In the end I booked a flight with a 13 hour stopover in Luanda and somehow managed to talk myself into the country. I referred to the following on the country’s visa application form:

“The transit visa can be exceptionally granted at the border post to a foreign citizen who, in a continuous journey is forced to interrupt it to make a compulsory stop-over by the means of transport utilized.”

They very exceptionally let me enter their country. I would not bet on them letting anyone doing so ever again.

Any loopholes? I think I managed to take advantage of the loophole, although I suspect it won’t be open much longer. The border to Angola’s enclave Cabinda is possibly easier to cross, but it might be a long shot.

Why is North Korea not on the list?

A ‘very normal’ North Korean family posing with me.

North Korea is actually an easy and safe place to visit, given that you are not South Korean. The process of obtaining a visa takes a week or two. Once inside the country, you are required to have two guides with you at all times though. Flying into North Korea can be quite an experience, especially if you chose to do so by Air Koryo.

Your list may vary

I should also add that this list has been written based exclusively on my own experiences. Other people may have no problems at all with any of these countries, or they may experience huge problems entering countries not even on this list. That is the beauty of travelling for you; You never know what you’re going to get, see, taste or experience. I love it!
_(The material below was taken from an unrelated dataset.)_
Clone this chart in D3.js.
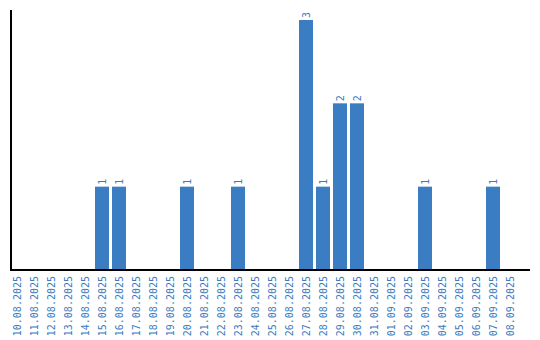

P.S. I refuse to be held responsible should you follow any of the above advice and still find yourself not admitted to any of the countries mentioned, the disappointment experienced should you be let in without any problems and hence lack of related stories to tell or the inconvenience caused for your relatives should you be killed or injured trying. Country situations do change frequently and usually without any notice.